Originally choreographed for the Ballets Russes, the neo-classical "Apollo" is one of Balanchine's earliest ballets, and his first major collaboration with the composer Igor Stravinsky. The ballet begins with the birth of the young sun god Apollo, and follows his capers with the three muses, Terpsichore, Polyhymnia and Calliope.
Spinning out of his swaddling cloth in a flurry of pirouettes, Erik Cavallari was a physically appealing and kinetic Apollo, but his restrained performance suggested that he was still at the stage of focusing on the steps, and working on putting them together in a cohesive whole. Thus the powerful stage presence that Apollo needs was not present. The three muses, Eve Mutso, Soon Ja Lee and Claire Robinson, also had an unfinished quality to their dancing, with steps and shapes not fully defined. Yet, if the dancers can develop into the roles over time as well as they have previously with "The Four Temperaments," the best is definitely yet to come.
The ballet also was not ideally suited to the vastness of the Playhouse, the intimate details and contrast of the bodies against the blue backdrop blurred in the distance between audience and dancers. Most unfortunate was the near invisibility of the famous pose of the three muses in arabesque, supported by Apollo, due both to the angle between audience & stage and the positioning of the dancers. The ballet should find more suitable settings when the company goes on tour to smaller theatres in the fall.
"Episodes," which followed, is the remaining part of a ballet that combined the choreographic talents of Balanchine and fellow dance legend, Martha Graham, and the music of Anton Webern. Today, only Balanchine's portions are performed, the first section, "Symphony, Opus 21," typical of his 'leotard ballets.' With the women in black, belted leotards and the men in black tights and white tops, there is nothing to draw the eye from the angular steps and from the men's deft manipulations of the women. In "Symphony," as well as the final two sections, "Concerto" and "Ricercata," the company oozed confidence and power. Where there might not have been total synchronization in arms, there was a noticeable and effective unity of style and focus.
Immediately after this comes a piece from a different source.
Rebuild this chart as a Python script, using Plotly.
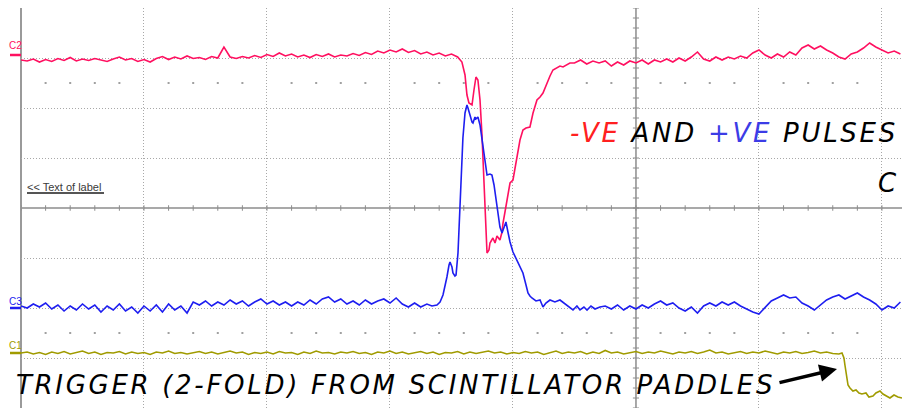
import numpy as np
import plotly.graph_objects as go

# ---------------- data (time in ns, 10 ns/div; amplitude in divisions) ----------------
STEP = 0.5

# C2 (negative pulse, pink)
c2_left_t0 = -50.0
c2_left = [2.96, 2.94, 2.98, 2.92, 2.97, 2.93, 2.99, 2.95, 3.01, 2.94,
           2.98, 2.95, 2.99, 2.96, 2.93, 2.98, 3.02, 2.96, 2.99, 2.93,
           2.97, 2.92, 2.99, 3.03, 2.97, 3.02, 2.98, 3.04, 2.99, 3.01,
           2.97, 3.03, 3.00, 3.22, 3.02, 2.99, 3.03, 3.00, 3.05, 3.01,
           3.07, 3.03, 3.10, 3.04, 3.08, 3.02, 3.06, 3.01, 3.07, 3.03,
           3.08, 3.02, 3.06, 3.04, 3.09, 3.05, 3.11, 3.07, 3.14, 3.10,
           3.16, 3.12, 3.18, 3.11, 3.15, 3.08, 3.12, 3.06, 3.10, 3.04,
           3.08, 3.02]
c2_pulse_t = [-14.15, -13.90, -13.74, -13.58, -13.33, -13.17, -13.01, -12.85, -12.68, -12.52,
              -12.44, -12.36, -12.28, -12.20, -12.11, -11.95, -11.87, -11.63, -11.46, -11.30,
              -11.06, -10.89, -10.81, -10.65, -10.49, -10.33, -10.24, -10.00, -9.84, -9.67,
              -9.51, -9.43, -9.19, -8.94, -8.62, -8.37, -8.05, -7.80, -7.56, -7.24,
              -6.99, -6.75, -6.42, -6.18, -5.93, -5.61, -5.37]
c2_pulse_v = [2.92, 2.66, 2.26, 2.10, 2.06, 2.36, 2.62, 2.56, 2.16, 1.46,
              1.02, 0.36, -0.14, -0.64, -0.90, -0.84, -0.70, -0.60, -0.70, -0.56,
              -0.64, -0.48, -0.30, -0.08, 0.16, 0.40, 0.50, 0.56, 0.80, 1.02,
              1.26, 1.36, 1.56, 1.60, 1.62, 1.90, 2.16, 2.22, 2.30, 2.50,
              2.64, 2.76, 2.80, 2.84, 2.82, 2.86, 2.90]
c2_right_t0 = -5.0
c2_right = [2.90, 2.96, 2.88, 2.94, 2.90, 2.94, 2.84, 2.92, 2.86, 2.94,
            2.90, 2.96, 2.88, 2.96, 2.92, 2.98, 2.92, 3.00, 2.94, 3.02,
            3.12, 2.98, 2.94, 3.02, 2.96, 3.02, 2.98, 3.04, 3.00, 3.10,
            3.16, 3.06, 3.00, 3.08, 3.02, 3.12, 3.06, 3.20, 3.26, 3.18,
            3.24, 3.16, 3.10, 3.02, 2.98, 3.08, 3.12, 3.20, 3.30, 3.22,
            3.16, 3.10, 3.14, 3.08]

# C3 (positive pulse, blue)
c3_left_t0 = -50.0
c3_left = [-1.96, -2.00, -1.92, -1.98, -1.90, -2.02, -1.94, -2.06, -1.96, -2.04,
           -1.92, -2.02, -1.94, -2.08, -1.96, -2.04, -1.92, -2.06, -1.98, -2.10,
           -1.96, -2.06, -1.94, -2.08, -1.92, -2.04, -1.96, -2.10, -1.88, -1.94,
           -1.86, -1.96, -1.88, -1.94, -1.84, -1.92, -1.86, -1.96, -1.88, -1.82,
           -1.92, -1.86, -1.94, -1.88, -1.96, -1.88, -1.94, -1.84, -1.92, -1.82,
           -1.78, -1.88, -1.82, -1.92, -1.86, -1.94, -1.84, -1.92, -1.86, -1.82,
           -1.90, -1.80, -1.92, -1.98, -1.90, -1.98, -1.92]
c3_pulse_t = [-16.59, -16.18, -15.93, -15.69, -15.53, -15.37, -15.20, -15.12, -14.96, -14.88,
              -14.72, -14.63, -14.47, -14.39, -14.31, -14.23, -14.15, -14.07, -13.90, -13.82,
              -13.74, -13.66, -13.50, -13.33, -13.25, -13.09, -13.01, -12.85, -12.68, -12.52,
              -12.44, -12.28, -12.11, -11.87, -11.71, -11.54, -11.46, -11.30, -11.22, -11.06,
              -10.89, -10.73, -10.57, -10.41, -10.24, -10.00, -9.67, -9.43, -9.19, -8.94,
              -8.78, -8.62, -8.46, -8.13, -7.80, -7.56, -7.32, -6.99, -6.59, -6.18,
              -5.85, -5.61, -5.37, -5.12, -4.80, -4.55, -4.23, -3.98, -3.66, -3.33,
              -2.93]
c3_pulse_v = [-1.96, -1.94, -1.88, -1.74, -1.58, -1.38, -1.14, -1.08, -1.18, -1.30,
              -1.36, -1.34, -0.90, -0.44, 0.10, 0.56, 0.96, 1.40, 1.90, 2.02,
              2.06, 2.00, 1.86, 1.72, 1.70, 1.82, 1.78, 1.82, 1.66, 1.36,
              1.22, 0.90, 0.66, 0.68, 0.66, 0.46, 0.30, 0.02, -0.18, -0.38,
              -0.50, -0.40, -0.28, -0.48, -0.68, -0.88, -1.04, -1.18, -1.30, -1.54,
              -1.70, -1.76, -1.80, -1.86, -1.84, -1.98, -1.90, -1.84, -1.88, -1.84,
              -1.90, -1.94, -2.00, -2.04, -1.96, -2.04, -1.98, -2.04, -1.96, -2.02,
              -1.98]
c3_right_t0 = -2.5
c3_right = [-1.96, -2.02, -1.94, -2.04, -1.96, -2.02, -1.94, -2.00, -1.92, -1.86,
            -1.94, -1.90, -2.00, -2.06, -1.98, -2.10, -1.96, -1.90, -1.96, -1.88,
            -1.94, -1.88, -1.96, -2.02, -2.08, -2.12, -1.98, -1.86, -1.80, -1.74,
            -1.80, -1.78, -1.90, -1.96, -2.04, -1.94, -1.84, -1.78, -1.74, -1.82,
            -1.76, -1.70, -1.78, -1.84, -1.92, -2.04, -1.96, -2.00, -1.88]

# C1 (trigger, olive)
c1_left_t0 = -50.0
c1_left = [-2.90, -2.88, -2.92, -2.89, -2.93, -2.88, -2.91, -2.87, -2.92, -2.89,
           -2.86, -2.91, -2.88, -2.93, -2.89, -2.90, -2.87, -2.92, -2.88, -2.91,
           -2.89, -2.93, -2.88, -2.90, -2.86, -2.91, -2.89, -2.92, -2.90, -2.87,
           -2.91, -2.88, -2.92, -2.89, -2.86, -2.90, -2.88, -2.93, -2.89, -2.91,
           -2.88, -2.92, -2.87, -2.90, -2.89, -2.93, -2.88, -2.91, -2.86, -2.90,
           -2.89, -2.92, -2.88, -2.90, -2.87, -2.91, -2.89, -2.93, -2.88, -2.90,
           -2.86, -2.91, -2.88, -2.92, -2.89, -2.87, -2.91, -2.88, -2.93, -2.89,
           -2.90, -2.87, -2.92, -2.88, -2.91, -2.89, -2.86, -2.90, -2.88, -2.92,
           -2.89, -2.91, -2.87, -2.90, -2.88, -2.93, -2.89, -2.86, -2.91, -2.88,
           -2.90, -2.87, -2.92, -2.88, -2.91, -2.85, -2.90, -2.88, -2.92, -2.89,
           -2.87, -2.91, -2.88, -2.90, -2.86, -2.89, -2.92, -2.88, -2.90, -2.87,
           -2.91, -2.88, -2.84, -2.90, -2.88, -2.92, -2.89, -2.87, -2.91, -2.88,
           -2.90, -2.86, -2.89, -2.92, -2.88, -2.90, -2.87, -2.91, -2.89, -2.86,
           -2.90, -2.88, -2.91]
c1_edge_t = [16.50, 16.75, 16.91, 16.99, 17.07, 17.15, 17.24, 17.40, 17.64, 17.89,
             18.13, 18.37, 18.70, 18.94, 19.27, 19.51, 19.84, 20.08, 20.33, 20.65,
             20.98, 21.30, 21.63]
c1_edge_v = [-2.92, -2.90, -3.00, -3.14, -3.30, -3.44, -3.54, -3.60, -3.66, -3.64,
             -3.70, -3.72, -3.70, -3.78, -3.76, -3.70, -3.66, -3.72, -3.76, -3.80,
             -3.74, -3.78, -3.80]

channel_labels = ["C2", "C3", "C1"]
channel_offsets = [3.06, -2.0, -2.9]
channel_colors = ["#FF1060", "#1E1EF0", "#A09B00"]

# ---------------- build ----------------
def seg(t0, vals):
    return list(t0 + STEP * np.arange(len(vals)))

c2_t = seg(c2_left_t0, c2_left) + c2_pulse_t + seg(c2_right_t0, c2_right)
c2_v = c2_left + c2_pulse_v + c2_right
c3_t = seg(c3_left_t0, c3_left) + c3_pulse_t + seg(c3_right_t0, c3_right)
c3_v = c3_left + c3_pulse_v + c3_right
c1_t = seg(c1_left_t0, c1_left) + c1_edge_t
c1_v = c1_left + c1_edge_v

XMIN, XMAX = -50.0, 21.63
W, H = 902, 408
ML, MT = 21, 8
PW, PH = W - ML, H - MT

def pxx(p):
    return (p - ML) / PW

def pxy(p):
    return (H - p) / PH

fig = go.Figure()

# graticule tick marks on the centre lines
tx, ty = [], []
for k in range(-25, 11):
    x = 2.0 * k
    tx += [x, x, None]
    ty += [-0.055, 0.055, None]
for k in range(-20, 21):
    y = 0.2 * k
    tx += [-0.25, 0.25, None]
    ty += [y, y, None]
fig.add_trace(go.Scatter(x=tx, y=ty, mode="lines", line=dict(color="#8C8C8C", width=1),
                         hoverinfo="skip", showlegend=False))
# minor dots
dx, dy = [], []
for k in range(-24, 11):
    if k % 5 == 0:
        continue
    for yy in (2.5, -2.5):
        dx.append(2.0 * k)
        dy.append(yy)
fig.add_trace(go.Scatter(x=dx, y=dy, mode="markers",
                         marker=dict(symbol="square", size=2, color="#A0A0A0", line=dict(width=0)),
                         hoverinfo="skip", showlegend=False))

for t, v, c in [(c2_t, c2_v, channel_colors[0]), (c3_t, c3_v, channel_colors[1]),
                (c1_t, c1_v, channel_colors[2])]:
    fig.add_trace(go.Scatter(x=t, y=v, mode="lines", line=dict(color=c, width=1.6),
                             hoverinfo="skip", showlegend=False))

shapes = [
    dict(type="line", xref="x", yref="paper", x0=0, x1=0, y0=0, y1=1,
         line=dict(color="#8C8C8C", width=1.5), layer="below"),
    dict(type="line", xref="paper", yref="y", x0=0, x1=1, y0=0, y1=0,
         line=dict(color="#8C8C8C", width=1.5), layer="below"),
    dict(type="line", xref="paper", yref="paper", x0=0, x1=0, y0=0, y1=1,
         line=dict(color="#9A9A9A", width=2), layer="below"),
    # label underline
    dict(type="line", xref="paper", yref="paper", x0=pxx(27), x1=pxx(104), y0=pxy(193), y1=pxy(193),
         line=dict(color="#555555", width=2)),
]
annotations = []
label_y = [46, 301, 345]
for lab, off, col, ly in zip(channel_labels, channel_offsets, channel_colors, label_y):
    shapes.append(dict(type="line", xref="paper", yref="y", x0=pxx(10), x1=pxx(21), y0=off, y1=off,
                       line=dict(color=col, width=2.5)))
    annotations.append(dict(xref="paper", yref="paper", x=pxx(7), y=pxy(ly), text=lab, showarrow=False,
                            xanchor="left", yanchor="middle",
                            font=dict(family="Liberation Sans", size=10, color=col)))

annotations.append(dict(xref="paper", yref="paper", x=pxx(25), y=pxy(187), text="<< Text of label",
                        showarrow=False, xanchor="left", yanchor="middle",
                        font=dict(family="Liberation Sans", size=11, color="#3A3A3A")))

LS = "letter-spacing:2.7px"
hand = dict(family="DejaVu Sans", size=26, color="#000000", style="italic")
top_text = (f'<span style="{LS};color:#FF2020">-VE</span>'
            f'<span style="{LS}"> AND </span>'
            f'<span style="{LS};color:#3C3CE6">+VE</span>'
            f'<span style="{LS}"> PULSES</span>')
annotations.append(dict(xref="paper", yref="paper", x=pxx(568), y=pxy(133), text=top_text,
                        showarrow=False, xanchor="left", yanchor="middle", font=hand))
annotations.append(dict(xref="paper", yref="paper", x=pxx(899), y=pxy(183), text="C",
                        showarrow=False, xanchor="right", yanchor="middle", font=hand))
annotations.append(dict(xref="paper", yref="paper", x=pxx(14), y=pxy(385),
                        text=f'<span style="{LS}">TRIGGER (2-FOLD) FROM SCINTILLATOR PADDLES</span>',
                        showarrow=False, xanchor="left", yanchor="middle", font=hand))
# arrow pointing to the trigger edge
annotations.append(dict(xref="paper", yref="paper", x=pxx(837), y=pxy(369), text="",
                        showarrow=True, ax=-59, ay=14, axref="pixel", ayref="pixel",
                        arrowhead=2, arrowsize=1, arrowwidth=3.5, arrowcolor="#000000"))

fig.update_layout(
    width=W, height=H,
    margin=dict(l=ML, r=0, t=MT, b=0, pad=0),
    paper_bgcolor="white", plot_bgcolor="white",
    xaxis=dict(range=[XMIN, XMAX], tickvals=[-40, -30, -20, -10, 10, 20], showticklabels=False,
               showgrid=True, gridcolor="#A8A8A8", griddash="1px,2px", gridwidth=1,
               zeroline=False, showline=False, ticks="", fixedrange=True),
    yaxis=dict(range=[-4, 4], tickvals=[-3, -2, -1, 1, 2, 3], showticklabels=False,
               showgrid=True, gridcolor="#A8A8A8", griddash="1px,2px", gridwidth=1,
               zeroline=False, showline=False, ticks="", fixedrange=True),
    shapes=shapes, annotations=annotations, showlegend=False,
)

fig.write_html("out.html")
Very impressive was Paul Liburd in the "Ricercata," who with his years in the Rambert Dance Company seems well suited to the more neo-classical steps and accents that are typical of Balanchine's choreography.
A complete contrast from the rest of the ballet, the second section, set to 5 Pieces, "Opus 10," is a off-beat, wry pas de deux. The woman's white leotard stands out in the spotlight while the man's full black unitard blends with the shadows. Balanchine plays with this contrast of light and dark, male and female, wrapping his dancers around each other; at one point the woman is flipped upside down, her bent legs sticking out above her partner's head. As the woman, Eve Mutso demonstrated the flexibility, strength and precision that made her the standout of the evening.
Though a crowd pleaser, the glittering "Rubies" was more a demonstration of where the company can go, not of its current level. For reasons probably either financial and/or technical, the company chose to perform the ballet without the set -- Karinska's ruby red, fake-jewel encrusted tunics and dresses a slightly odd contrast with the plain backdrop.
The corps was sprightly, but the men didn't look completely convincing in the jogging steps, which must be done without the slightest self consciousness so as to not look 'cutesy', nor were they always up to the technical demands. However, like the female corps, they continue to improve with every performance. It was an enjoyable finale for the evening -- while it was proof the company is ready for the challenges of Balanchine, it also reveals where there is still is much work to be done, notably in the male contigent.
Nicholas Kok conducted the Scottish Chamber Orchestra, with Simon Crawford playing the solo piano section of Stravinky's score for "Rubies."